— START —

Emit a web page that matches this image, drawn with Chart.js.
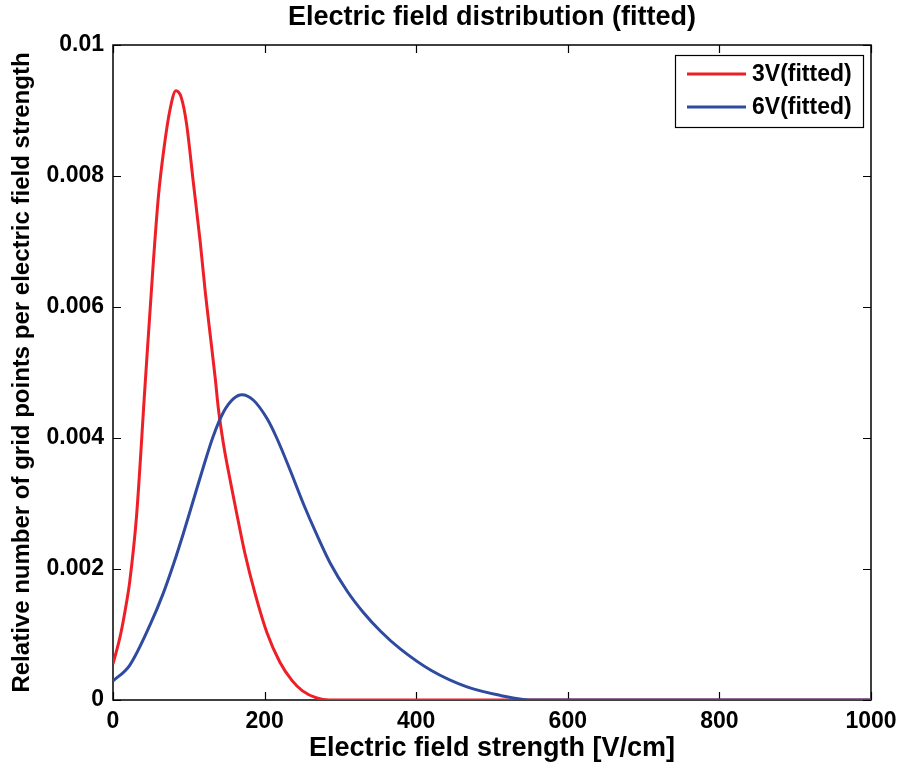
<!DOCTYPE html>
<html>
<head>
<meta charset="utf-8">
<script src="https://cdn.jsdelivr.net/npm/chart.js@4.4.1/dist/chart.umd.min.js"></script>
<style>
  html, body { margin: 0; padding: 0; background: #fff; }
  #wrap { width: 905px; height: 771px; }
</style>
</head>
<body>
<div id="wrap"><canvas id="field"></canvas></div>
<script>
// ── Data ──────────────────────────────────────────────────────────────────────

const fieldRed  = [0, 10, 18, 22, 31, 42, 53, 60, 67, 75, 83, 90, 97, 106, 115, 122, 128, 135, 139, 146, 155, 163,
                   174, 188, 203, 220, 236, 250, 269, 285, 1000];
const valuesRed = [0.00055, 0.00100, 0.00150, 0.00180, 0.00280, 0.00475, 0.00665, 0.0077, 0.0084, 0.0090, 0.0093, 0.0092,
                   0.0088, 0.0079, 0.0070, 0.0062, 0.0056, 0.0049, 0.00445, 0.00389, 0.00333, 0.00286, 0.00224, 0.00160,
                   0.00103, 0.00058, 0.00030, 0.00014, 0.00003, 0, 0];

const fieldBlue  = [0, 22, 49, 66, 80, 93, 106, 119, 132, 146, 159, 170, 185, 203, 216, 234, 251, 269, 287, 309, 330,
                    353, 379, 420, 467, 511, 550, 1000];
const valuesBlue = [0.00029, 0.00053, 0.00115, 0.00162, 0.00208, 0.00255, 0.00305, 0.00355, 0.00402, 0.00440, 0.00460,
                    0.00466, 0.00458, 0.00430, 0.00400, 0.00350, 0.00300, 0.00252, 0.00208, 0.00166, 0.00134, 0.00105,
                    0.00078, 0.00045, 0.00020, 0.00007, 0, 0];

const seriesLabels = ['3V(fitted)', '6V(fitted)'];
const xTicks = [0, 200, 400, 600, 800, 1000];
const yTicks = [0, 0.002, 0.004, 0.006, 0.008, 0.01];

const RED  = '#ee1f26';
const BLUE = '#2f4b9f';
const FONT = "'Liberation Sans', Arial, sans-serif";

const pts = (xs, ys) => xs.map((x, i) => ({ x, y: ys[i] }));

// ── Box frame + inward tick marks, title and legend ───────────────────────────

const framePlugin = {
  id: 'frame',
  beforeDatasetsDraw(chart) {
    const { ctx, chartArea: a, scales: { x, y } } = chart;
    const tl = 8;
    ctx.save();
    ctx.strokeStyle = '#000';
    ctx.lineWidth = 1.5;
    ctx.strokeRect(a.left, a.top, a.right - a.left, a.bottom - a.top);
    ctx.lineWidth = 1.2;
    ctx.beginPath();
    xTicks.forEach(v => {
      const px = Math.round(x.getPixelForValue(v)) + 0.5;
      ctx.moveTo(px, a.bottom); ctx.lineTo(px, a.bottom - tl);
      ctx.moveTo(px, a.top);    ctx.lineTo(px, a.top + tl);
    });
    yTicks.forEach(v => {
      const py = Math.round(y.getPixelForValue(v)) + 0.5;
      ctx.moveTo(a.left, py);  ctx.lineTo(a.left + tl, py);
      ctx.moveTo(a.right, py); ctx.lineTo(a.right - tl, py);
    });
    ctx.stroke();
    ctx.restore();
  },
  afterDraw(chart) {
    const { ctx, chartArea: a } = chart;
    ctx.save();
    // title
    ctx.fillStyle = '#000';
    ctx.font = `bold 27px ${FONT}`;
    ctx.textAlign = 'center';
    ctx.textBaseline = 'middle';
    ctx.fillText('Electric field distribution (fitted)', (a.left + a.right) / 2, 18);

    // legend box in the upper right corner
    const bx = 675, by = 55, bw = 188, bh = 72;
    ctx.fillStyle = '#fff';
    ctx.fillRect(bx, by, bw, bh);
    ctx.strokeStyle = '#000';
    ctx.lineWidth = 1.2;
    ctx.strokeRect(bx + 0.5, by + 0.5, bw, bh);
    ctx.font = `bold 23px ${FONT}`;
    ctx.textAlign = 'left';
    [RED, BLUE].forEach((c, i) => {
      const ly = by + 19 + i * 33;
      ctx.strokeStyle = c;
      ctx.lineWidth = 3;
      ctx.beginPath();
      ctx.moveTo(bx + 12, ly); ctx.lineTo(bx + 71, ly);
      ctx.stroke();
      ctx.fillStyle = '#000';
      ctx.fillText(seriesLabels[i], bx + 77, ly + 1);
    });
    ctx.restore();
  }
};

// ── Chart ─────────────────────────────────────────────────────────────────────

new Chart(document.getElementById('field'), {
  type: 'line',
  data: {
    datasets: [
      {
        label: seriesLabels[0],
        data: pts(fieldRed, valuesRed),
        borderColor: RED,
        borderWidth: 3,
        pointRadius: 0,
        cubicInterpolationMode: 'monotone',
        order: 1,
      },
      {
        label: seriesLabels[1],
        data: pts(fieldBlue, valuesBlue),
        borderColor: BLUE,
        borderWidth: 3,
        pointRadius: 0,
        cubicInterpolationMode: 'monotone',
        order: 0,
      },
    ],
  },
  options: {
    responsive: true,
    maintainAspectRatio: false,
    animation: false,
    layout: { padding: { top: 45, right: 34, left: 0, bottom: 0 } },
    scales: {
      x: {
        type: 'linear',
        min: 0,
        max: 1000,
        afterFit: s => { s.height = 71; },
        afterBuildTicks: s => { s.ticks = xTicks.map(v => ({ value: v })); },
        grid: { display: false, drawTicks: false },
        border: { display: false },
        ticks: {
          color: '#000',
          padding: 8,
          maxRotation: 0,
          font: { family: FONT, size: 23, weight: 'bold' },
          callback: v => String(v),
        },
        title: {
          display: true,
          text: 'Electric field strength [V/cm]',
          color: '#000',
          padding: { top: 0, bottom: 6 },
          font: { family: FONT, size: 27, weight: 'bold' },
        },
      },
      y: {
        min: 0,
        max: 0.01,
        afterFit: s => { s.width = 113; },
        afterBuildTicks: s => { s.ticks = yTicks.map(v => ({ value: v })); },
        grid: { display: false, drawTicks: false },
        border: { display: false },
        ticks: {
          color: '#000',
          padding: 9,
          font: { family: FONT, size: 23, weight: 'bold' },
          callback: v => String(Number(v.toFixed(3))),
        },
        title: {
          display: true,
          text: 'Relative number of grid points per electric field strength',
          color: '#000',
          padding: { top: 8, bottom: 0 },
          font: { family: FONT, size: 24, weight: 'bold' },
        },
      },
    },
    plugins: {
      legend: { display: false },
      tooltip: { enabled: false },
    },
  },
  plugins: [framePlugin],
});
</script>
</body>
</html>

— END —

> _Requirements_: Copy out the whole listing exactly, and don't carry over any pictures.

> _Task response_:
Emit a web page that matches this image, drawn with Chart.js.
<!DOCTYPE html>
<html>
<head>
<meta charset="utf-8">
<script src="https://cdn.jsdelivr.net/npm/chart.js@4.4.1/dist/chart.umd.min.js"></script>
<style>
  html, body { margin: 0; padding: 0; background: #fff; }
  #wrap { width: 905px; height: 771px; }
</style>
</head>
<body>
<div id="wrap"><canvas id="field"></canvas></div>
<script>
// ── Data ──────────────────────────────────────────────────────────────────────

const fieldRed  = [0, 10, 18, 22, 31, 42, 53, 60, 67, 75, 83, 90, 97, 106, 115, 122, 128, 135, 139, 146, 155, 163,
                   174, 188, 203, 220, 236, 250, 269, 285, 1000];
const valuesRed = [0.00055, 0.00100, 0.00150, 0.00180, 0.00280, 0.00475, 0.00665, 0.0077, 0.0084, 0.0090, 0.0093, 0.0092,
                   0.0088, 0.0079, 0.0070, 0.0062, 0.0056, 0.0049, 0.00445, 0.00389, 0.00333, 0.00286, 0.00224, 0.00160,
                   0.00103, 0.00058, 0.00030, 0.00014, 0.00003, 0, 0];

const fieldBlue  = [0, 22, 49, 66, 80, 93, 106, 119, 132, 146, 159, 170, 185, 203, 216, 234, 251, 269, 287, 309, 330,
                    353, 379, 420, 467, 511, 550, 1000];
const valuesBlue = [0.00029, 0.00053, 0.00115, 0.00162, 0.00208, 0.00255, 0.00305, 0.00355, 0.00402, 0.00440, 0.00460,
                    0.00466, 0.00458, 0.00430, 0.00400, 0.00350, 0.00300, 0.00252, 0.00208, 0.00166, 0.00134, 0.00105,
                    0.00078, 0.00045, 0.00020, 0.00007, 0, 0];

const seriesLabels = ['3V(fitted)', '6V(fitted)'];
const xTicks = [0, 200, 400, 600, 800, 1000];
const yTicks = [0, 0.002, 0.004, 0.006, 0.008, 0.01];

const RED  = '#ee1f26';
const BLUE = '#2f4b9f';
const FONT = "'Liberation Sans', Arial, sans-serif";

const pts = (xs, ys) => xs.map((x, i) => ({ x, y: ys[i] }));

// ── Box frame + inward tick marks, title and legend ───────────────────────────

const framePlugin = {
  id: 'frame',
  beforeDatasetsDraw(chart) {
    const { ctx, chartArea: a, scales: { x, y } } = chart;
    const tl = 8;
    ctx.save();
    ctx.strokeStyle = '#000';
    ctx.lineWidth = 1.5;
    ctx.strokeRect(a.left, a.top, a.right - a.left, a.bottom - a.top);
    ctx.lineWidth = 1.2;
    ctx.beginPath();
    xTicks.forEach(v => {
      const px = Math.round(x.getPixelForValue(v)) + 0.5;
      ctx.moveTo(px, a.bottom); ctx.lineTo(px, a.bottom - tl);
      ctx.moveTo(px, a.top);    ctx.lineTo(px, a.top + tl);
    });
    yTicks.forEach(v => {
      const py = Math.round(y.getPixelForValue(v)) + 0.5;
      ctx.moveTo(a.left, py);  ctx.lineTo(a.left + tl, py);
      ctx.moveTo(a.right, py); ctx.lineTo(a.right - tl, py);
    });
    ctx.stroke();
    ctx.restore();
  },
  afterDraw(chart) {
    const { ctx, chartArea: a } = chart;
    ctx.save();
    // title
    ctx.fillStyle = '#000';
    ctx.font = `bold 27px ${FONT}`;
    ctx.textAlign = 'center';
    ctx.textBaseline = 'middle';
    ctx.fillText('Electric field distribution (fitted)', (a.left + a.right) / 2, 18);

    // legend box in the upper right corner
    const bx = 675, by = 55, bw = 188, bh = 72;
    ctx.fillStyle = '#fff';
    ctx.fillRect(bx, by, bw, bh);
    ctx.strokeStyle = '#000';
    ctx.lineWidth = 1.2;
    ctx.strokeRect(bx + 0.5, by + 0.5, bw, bh);
    ctx.font = `bold 23px ${FONT}`;
    ctx.textAlign = 'left';
    [RED, BLUE].forEach((c, i) => {
      const ly = by + 19 + i * 33;
      ctx.strokeStyle = c;
      ctx.lineWidth = 3;
      ctx.beginPath();
      ctx.moveTo(bx + 12, ly); ctx.lineTo(bx + 71, ly);
      ctx.stroke();
      ctx.fillStyle = '#000';
      ctx.fillText(seriesLabels[i], bx + 77, ly + 1);
    });
    ctx.restore();
  }
};

// ── Chart ─────────────────────────────────────────────────────────────────────

new Chart(document.getElementById('field'), {
  type: 'line',
  data: {
    datasets: [
      {
        label: seriesLabels[0],
        data: pts(fieldRed, valuesRed),
        borderColor: RED,
        borderWidth: 3,
        pointRadius: 0,
        cubicInterpolationMode: 'monotone',
        order: 1,
      },
      {
        label: seriesLabels[1],
        data: pts(fieldBlue, valuesBlue),
        borderColor: BLUE,
        borderWidth: 3,
        pointRadius: 0,
        cubicInterpolationMode: 'monotone',
        order: 0,
      },
    ],
  },
  options: {
    responsive: true,
    maintainAspectRatio: false,
    animation: false,
    layout: { padding: { top: 45, right: 34, left: 0, bottom: 0 } },
    scales: {
      x: {
        type: 'linear',
        min: 0,
        max: 1000,
        afterFit: s => { s.height = 71; },
        afterBuildTicks: s => { s.ticks = xTicks.map(v => ({ value: v })); },
        grid: { display: false, drawTicks: false },
        border: { display: false },
        ticks: {
          color: '#000',
          padding: 8,
          maxRotation: 0,
          font: { family: FONT, size: 23, weight: 'bold' },
          callback: v => String(v),
        },
        title: {
          display: true,
          text: 'Electric field strength [V/cm]',
          color: '#000',
          padding: { top: 0, bottom: 6 },
          font: { family: FONT, size: 27, weight: 'bold' },
        },
      },
      y: {
        min: 0,
        max: 0.01,
        afterFit: s => { s.width = 113; },
        afterBuildTicks: s => { s.ticks = yTicks.map(v => ({ value: v })); },
        grid: { display: false, drawTicks: false },
        border: { display: false },
        ticks: {
          color: '#000',
          padding: 9,
          font: { family: FONT, size: 23, weight: 'bold' },
          callback: v => String(Number(v.toFixed(3))),
        },
        title: {
          display: true,
          text: 'Relative number of grid points per electric field strength',
          color: '#000',
          padding: { top: 8, bottom: 0 },
          font: { family: FONT, size: 24, weight: 'bold' },
        },
      },
    },
    plugins: {
      legend: { display: false },
      tooltip: { enabled: false },
    },
  },
  plugins: [framePlugin],
});
</script>
</body>
</html>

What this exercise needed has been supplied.